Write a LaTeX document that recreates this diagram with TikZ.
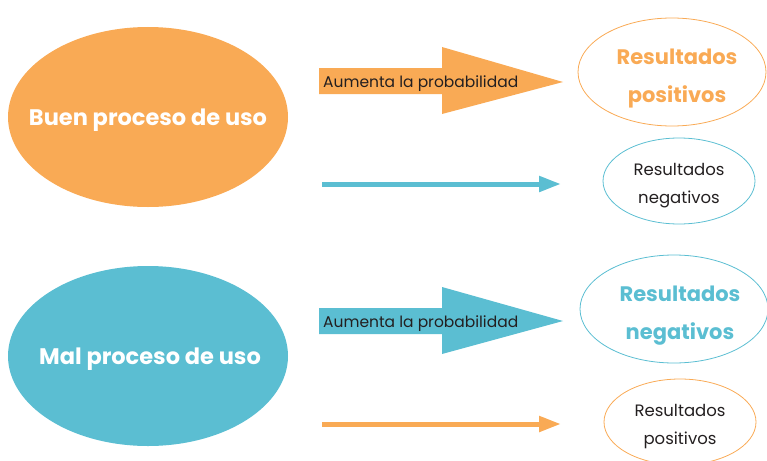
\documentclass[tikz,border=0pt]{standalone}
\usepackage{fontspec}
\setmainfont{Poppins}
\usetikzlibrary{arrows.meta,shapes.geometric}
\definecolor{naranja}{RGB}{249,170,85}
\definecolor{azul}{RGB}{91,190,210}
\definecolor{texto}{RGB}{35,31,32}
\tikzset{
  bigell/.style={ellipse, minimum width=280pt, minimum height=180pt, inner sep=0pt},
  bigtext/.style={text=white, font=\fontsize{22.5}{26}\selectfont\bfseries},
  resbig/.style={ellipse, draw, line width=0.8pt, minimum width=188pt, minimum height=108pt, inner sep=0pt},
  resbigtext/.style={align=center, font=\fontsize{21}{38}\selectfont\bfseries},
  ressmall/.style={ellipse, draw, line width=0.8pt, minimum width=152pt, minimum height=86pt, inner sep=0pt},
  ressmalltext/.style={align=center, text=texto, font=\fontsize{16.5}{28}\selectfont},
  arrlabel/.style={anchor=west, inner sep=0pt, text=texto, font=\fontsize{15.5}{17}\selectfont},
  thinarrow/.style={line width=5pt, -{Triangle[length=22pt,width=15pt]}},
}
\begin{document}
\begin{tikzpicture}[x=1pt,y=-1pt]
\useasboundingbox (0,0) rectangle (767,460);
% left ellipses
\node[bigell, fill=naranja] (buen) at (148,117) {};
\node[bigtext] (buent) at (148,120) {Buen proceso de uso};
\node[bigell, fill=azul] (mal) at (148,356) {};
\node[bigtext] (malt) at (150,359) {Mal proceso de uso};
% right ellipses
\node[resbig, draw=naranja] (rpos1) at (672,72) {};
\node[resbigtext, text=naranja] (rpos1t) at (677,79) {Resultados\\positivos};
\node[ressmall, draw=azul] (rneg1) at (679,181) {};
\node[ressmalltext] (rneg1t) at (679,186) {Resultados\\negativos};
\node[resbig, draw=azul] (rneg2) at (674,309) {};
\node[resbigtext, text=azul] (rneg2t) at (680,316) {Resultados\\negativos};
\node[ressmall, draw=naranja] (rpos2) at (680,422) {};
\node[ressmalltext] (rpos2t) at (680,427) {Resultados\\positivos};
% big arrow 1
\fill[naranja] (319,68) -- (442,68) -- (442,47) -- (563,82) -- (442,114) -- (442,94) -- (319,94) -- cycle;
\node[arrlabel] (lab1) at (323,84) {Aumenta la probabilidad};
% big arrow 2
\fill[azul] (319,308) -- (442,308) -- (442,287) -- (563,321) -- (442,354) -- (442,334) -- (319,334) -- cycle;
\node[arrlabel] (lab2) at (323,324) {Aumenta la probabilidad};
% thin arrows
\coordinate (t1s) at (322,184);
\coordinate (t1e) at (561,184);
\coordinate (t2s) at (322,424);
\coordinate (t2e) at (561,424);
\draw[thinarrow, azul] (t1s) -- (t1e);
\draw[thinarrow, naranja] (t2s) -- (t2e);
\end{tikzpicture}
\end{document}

::::

Return each line of the data, keeping its wording exact and omitting pictures.

Write a LaTeX document that recreates this diagram with TikZ.
\documentclass[tikz,border=0pt]{standalone}
\usepackage{fontspec}
\setmainfont{Poppins}
\usetikzlibrary{arrows.meta,shapes.geometric}
\definecolor{naranja}{RGB}{249,170,85}
\definecolor{azul}{RGB}{91,190,210}
\definecolor{texto}{RGB}{35,31,32}
\tikzset{
  bigell/.style={ellipse, minimum width=280pt, minimum height=180pt, inner sep=0pt},
  bigtext/.style={text=white, font=\fontsize{22.5}{26}\selectfont\bfseries},
  resbig/.style={ellipse, draw, line width=0.8pt, minimum width=188pt, minimum height=108pt, inner sep=0pt},
  resbigtext/.style={align=center, font=\fontsize{21}{38}\selectfont\bfseries},
  ressmall/.style={ellipse, draw, line width=0.8pt, minimum width=152pt, minimum height=86pt, inner sep=0pt},
  ressmalltext/.style={align=center, text=texto, font=\fontsize{16.5}{28}\selectfont},
  arrlabel/.style={anchor=west, inner sep=0pt, text=texto, font=\fontsize{15.5}{17}\selectfont},
  thinarrow/.style={line width=5pt, -{Triangle[length=22pt,width=15pt]}},
}
\begin{document}
\begin{tikzpicture}[x=1pt,y=-1pt]
\useasboundingbox (0,0) rectangle (767,460);
% left ellipses
\node[bigell, fill=naranja] (buen) at (148,117) {};
\node[bigtext] (buent) at (148,120) {Buen proceso de uso};
\node[bigell, fill=azul] (mal) at (148,356) {};
\node[bigtext] (malt) at (150,359) {Mal proceso de uso};
% right ellipses
\node[resbig, draw=naranja] (rpos1) at (672,72) {};
\node[resbigtext, text=naranja] (rpos1t) at (677,79) {Resultados\\positivos};
\node[ressmall, draw=azul] (rneg1) at (679,181) {};
\node[ressmalltext] (rneg1t) at (679,186) {Resultados\\negativos};
\node[resbig, draw=azul] (rneg2) at (674,309) {};
\node[resbigtext, text=azul] (rneg2t) at (680,316) {Resultados\\negativos};
\node[ressmall, draw=naranja] (rpos2) at (680,422) {};
\node[ressmalltext] (rpos2t) at (680,427) {Resultados\\positivos};
% big arrow 1
\fill[naranja] (319,68) -- (442,68) -- (442,47) -- (563,82) -- (442,114) -- (442,94) -- (319,94) -- cycle;
\node[arrlabel] (lab1) at (323,84) {Aumenta la probabilidad};
% big arrow 2
\fill[azul] (319,308) -- (442,308) -- (442,287) -- (563,321) -- (442,354) -- (442,334) -- (319,334) -- cycle;
\node[arrlabel] (lab2) at (323,324) {Aumenta la probabilidad};
% thin arrows
\coordinate (t1s) at (322,184);
\coordinate (t1e) at (561,184);
\coordinate (t2s) at (322,424);
\coordinate (t2e) at (561,424);
\draw[thinarrow, azul] (t1s) -- (t1e);
\draw[thinarrow, naranja] (t2s) -- (t2e);
\end{tikzpicture}
\end{document}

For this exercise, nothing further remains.